The sun rises slowly from the east. People gather in the churchyard with food they've brought from home. Easter bread — lavash or traditional shaped breads — are distributed. Red eggs, symbol of resurrection. Cold meats from Thursday's preparations. People sit on the stone steps of the monastery and eat as the light increases. The monastery cook — there is someone who manages the kitchen — brings out coffee. People drink coffee and eat bread at dawn on the steps of a 10th-century church.

People talk. People who know each other embrace. People from Alaverdi and Vanadzor who've made the journey for the service sit with people from the surrounding villages. The canyon wall across from the monastery gradually becomes visible as the light improves. By 6 a.m., it's fully light. The liturgy is complete. The resurrection has been commemorated. Now you eat and the day begins.

Who Comes to This Service

It's not a tourist attraction. You won't find organized tours promoting Haghpat Easter as a must-see event. The people who come are people for whom this is their church. They come from the villages in the area because this is where they worship. Some come from Alaverdi and Vanadzor — urban populations who've maintained church connections. A few visitors come, drawn by guidebooks or by chance. But the service is not performed for visitors. It's performed for the congregation. If visitors are present, they're accommodated, but they're not the purpose.

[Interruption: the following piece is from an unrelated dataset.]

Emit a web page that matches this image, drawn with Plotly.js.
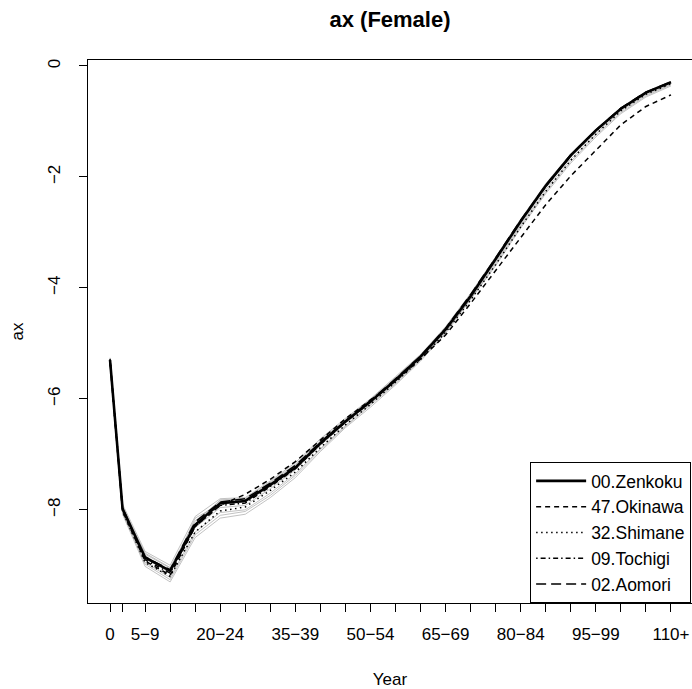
<!DOCTYPE html>
<html>
<head>
<meta charset="utf-8">
<script src="https://cdn.plot.ly/plotly-3.0.1.min.js"></script>
<style>html,body{margin:0;padding:0;background:#fff;}#chart{width:692px;height:689px;}</style>
</head>
<body>
<div id="chart"></div>
<script>
// Age groups (categories) and their mid-age positions
const ageGroups = ["0","1-4","5-9","10-14","15-19","20-24","25-29","30-34","35-39","40-44","45-49","50-54","55-59","60-64","65-69","70-74","75-79","80-84","85-89","90-94","95-99","100-104","105-109","110+"];
const ageMid = [0.5,3,7.5,12.5,17.5,22.5,27.5,32.5,37.5,42.5,47.5,52.5,57.5,62.5,67.5,72.5,77.5,82.5,87.5,92.5,97.5,102.5,107.5,112.5];
const shownLabels = ["0","5-9","20-24","35-39","50-54","65-69","80-84","95-99","110+"];

// Highlighted prefectures
const zenkoku  = [-5.30,-7.98,-8.86,-9.10,-8.27,-7.88,-7.84,-7.55,-7.24,-6.80,-6.41,-6.05,-5.66,-5.24,-4.75,-4.15,-3.48,-2.80,-2.16,-1.61,-1.16,-0.77,-0.48,-0.29];
const okinawa  = [-5.32,-8.02,-8.92,-9.18,-8.30,-7.92,-7.72,-7.45,-7.13,-6.74,-6.36,-6.02,-5.68,-5.28,-4.85,-4.28,-3.68,-3.09,-2.50,-1.98,-1.52,-1.06,-0.73,-0.52];
const shimane  = [-5.30,-8.03,-8.95,-9.20,-8.40,-8.02,-7.95,-7.65,-7.32,-6.88,-6.47,-6.10,-5.70,-5.29,-4.80,-4.22,-3.58,-2.90,-2.26,-1.70,-1.23,-0.81,-0.51,-0.32];
const tochigi  = [-5.28,-7.96,-8.90,-9.14,-8.30,-7.92,-7.88,-7.58,-7.26,-6.82,-6.42,-6.06,-5.67,-5.25,-4.74,-4.14,-3.48,-2.80,-2.17,-1.62,-1.17,-0.77,-0.48,-0.30];
const aomori   = [-5.33,-8.00,-8.85,-9.08,-8.22,-7.86,-7.80,-7.52,-7.20,-6.78,-6.40,-6.03,-5.64,-5.23,-4.73,-4.12,-3.46,-2.78,-2.15,-1.60,-1.16,-0.76,-0.47,-0.29];

// Other prefectures (grey background lines, read approximately)
const grey1 = [-5.26,-7.90,-8.75,-9.00,-8.12,-7.80,-7.78,-7.48,-7.15,-6.72,-6.35,-6.00,-5.60,-5.20,-4.70,-4.10,-3.44,-2.76,-2.12,-1.58,-1.14,-0.75,-0.46,-0.28];
const grey2 = [-5.38,-8.08,-9.02,-9.30,-8.50,-8.15,-8.08,-7.78,-7.42,-6.95,-6.52,-6.15,-5.75,-5.32,-4.82,-4.22,-3.60,-2.92,-2.30,-1.75,-1.28,-0.86,-0.56,-0.36];
const grey3 = [-5.31,-7.95,-8.80,-9.05,-8.20,-7.84,-7.82,-7.52,-7.20,-6.77,-6.39,-6.03,-5.63,-5.22,-4.72,-4.12,-3.47,-2.79,-2.15,-1.61,-1.17,-0.77,-0.48,-0.30];
const grey4 = [-5.35,-8.05,-8.95,-9.22,-8.40,-8.05,-8.00,-7.70,-7.35,-6.90,-6.48,-6.10,-5.71,-5.28,-4.78,-4.18,-3.54,-2.86,-2.23,-1.68,-1.22,-0.81,-0.52,-0.33];
const grey5 = [-5.28,-7.99,-8.88,-9.12,-8.32,-7.96,-7.92,-7.62,-7.28,-6.84,-6.44,-6.07,-5.68,-5.26,-4.76,-4.16,-3.51,-2.83,-2.19,-1.64,-1.19,-0.79,-0.50,-0.31];
const grey6 = [-5.34,-7.93,-8.82,-9.15,-8.15,-7.90,-7.86,-7.58,-7.24,-6.79,-6.40,-6.04,-5.65,-5.23,-4.74,-4.14,-3.49,-2.81,-2.17,-1.62,-1.18,-0.78,-0.49,-0.31];
const grey7 = [-5.29,-8.04,-8.98,-9.26,-8.45,-8.10,-8.03,-7.74,-7.38,-6.92,-6.50,-6.12,-5.73,-5.30,-4.80,-4.20,-3.57,-2.89,-2.27,-1.72,-1.25,-0.84,-0.54,-0.34];
const grey8 = [-5.36,-7.97,-8.78,-9.04,-8.25,-7.82,-7.80,-7.50,-7.18,-6.75,-6.37,-6.01,-5.62,-5.21,-4.71,-4.11,-3.45,-2.77,-2.13,-1.59,-1.15,-0.76,-0.47,-0.29];
const greySeries = [grey1,grey2,grey3,grey4,grey5,grey6,grey7,grey8];

const yTicks = [0,-2,-4,-6,-8];

const traces = [];
greySeries.forEach(g => traces.push({
  x: ageMid, y: g, type: 'scatter', mode: 'lines', showlegend: false, hoverinfo: 'skip',
  line: {color: '#a8a8a8', width: 0.7}
}));
const highlight = [
  {name: '00.Zenkoku', y: zenkoku, dash: 'solid', width: 2.6},
  {name: '47.Okinawa', y: okinawa, dash: '5px,4px', width: 1.5},
  {name: '32.Shimane', y: shimane, dash: '1.5px,3.5px', width: 1.5},
  {name: '09.Tochigi', y: tochigi, dash: '1.5px,3px,5px,3px', width: 1.5},
  {name: '02.Aomori', y: aomori, dash: '10px,5px', width: 1.5}
];
highlight.forEach(h => traces.push({
  x: ageMid, y: h.y, type: 'scatter', mode: 'lines', name: h.name,
  line: {color: '#000', width: h.width, dash: h.dash}
}));

const fontFam = 'Liberation Sans, Arial, Helvetica, sans-serif';
const layout = {
  width: 692, height: 689,
  margin: {l: 88, r: 0, t: 60, b: 86},
  paper_bgcolor: '#fff', plot_bgcolor: '#fff',
  font: {family: fontFam, size: 17, color: '#000'},
  title: {text: '<b>ax (Female)</b>', font: {family: fontFam, size: 22, color: '#000'},
          x: 0.5, xref: 'paper', xanchor: 'center', y: 0.972, yref: 'container', yanchor: 'middle'},
  xaxis: {
    range: [-3.9, 116.7], showgrid: false, zeroline: false,
    showline: true, linecolor: '#000', linewidth: 1, mirror: true,
    tickmode: 'array', tickvals: ageMid,
    ticktext: ageGroups.map(a => shownLabels.includes(a) ? a.replace('-', '\u2212') : ''),
    ticks: 'outside', ticklen: 8, tickwidth: 1, tickcolor: '#000',
    ticklabelstandoff: 8, tickangle: 0,
    tickfont: {size: 17},
    title: {text: 'Year', font: {size: 17}, standoff: 30}
  },
  yaxis: {
    range: [-9.68, 0.108], showgrid: false, zeroline: false,
    showline: true, linecolor: '#000', linewidth: 1, mirror: false,
    tickmode: 'array', tickvals: yTicks, ticktext: yTicks.map(v => v < 0 ? '\u2212' + Math.abs(v) : String(v)),
    ticks: 'outside', ticklen: 8, tickwidth: 1, tickcolor: '#000',
    tickangle: -90, ticklabelstandoff: 12,
    tickfont: {size: 17},
    title: {text: 'ax', font: {size: 17}, standoff: 17}
  },
  legend: {
    x: 0.732, xanchor: 'left', y: 0, yanchor: 'bottom',
    bordercolor: '#000', borderwidth: 1, bgcolor: '#fff',
    font: {size: 17.5}, tracegroupgap: 0, itemwidth: 50
  },
  showlegend: true
};
Plotly.newPlot('chart', traces, layout, {staticPlot: true, displayModeBar: false});
</script>
</body>
</html>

The service is physically demanding. You stand for four hours. Your feet hurt. You process in darkness. It's not a comfortable experience. This is probably why tourists don't dominate it. The experience is genuine. It belongs to the people who practice it regularly. If you arrive, you're welcome to participate. But you're expected to respect the seriousness of the occasion. This is faith embodied in practice, not faith packaged for consumption.